Really?!? It doesn't matter that Juul was created to "help adult smokers quit smoking", now a lot of kids are using this products and other products, he seems much more concerned about protecting the image of this company (which might be paying him or he believes in a massive conspiracy theory involving people maliciously attacking Juul) than he care about the health of children! If you want to do anything regarding the health of kids and moms, two vulnerable populations, don't go to BU for public health school, they're not on the side of kids. If the science and research shows that e-cigarettes are a problem, perhaps bigger than people thought, then you have to go with the science not believe that everything is a conspiracy theory. It is also more than possible that Juul manufacturers, like cigarettes manufacturers before them, know/knew that children buy their products, become long-term users, and help their bottom-line. If there is a Scooby-Do Cotton Candy Juul flavored nicotine do you think it was invented to help adults quit smoking?

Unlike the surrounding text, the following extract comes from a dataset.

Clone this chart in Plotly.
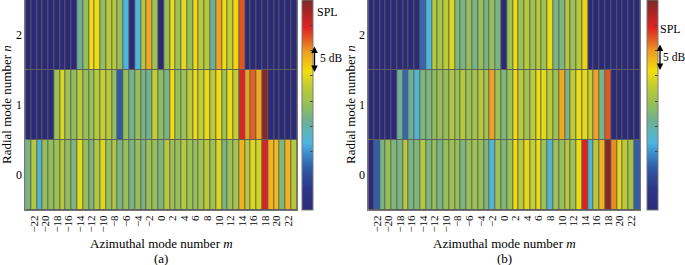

If BUSPH is simultaneously getting money from e-cigarette manufacturers, (and given that they pushed hard to de-regulate e-cigarettes and amazingly won with the e-cigarettes manufacturers) and then . . . some of their researchers (not conspiracy theoretist guy) getting research funds from the NIH to study the harmful effects of e-cigarettes . . . did they just help to create a problem that they get paid to research?
There might be issues with getting externships in Boston, they've had problems in the past apparently, and there are several big public health schools like Harvard, Tufts, BU and UMass all competing for the same opportunities.
BU's public health school is relatively new, especially when compared to NYU's public policy school, and other schools of public health, and according to what students have said about the school: the students can be super competitive, it is easier to get lost in the crowd at BU than at many other places, students might be treated with indifference . . . and of course the official advertising works hard to create the opposite impression as they want to correct this image through marketing.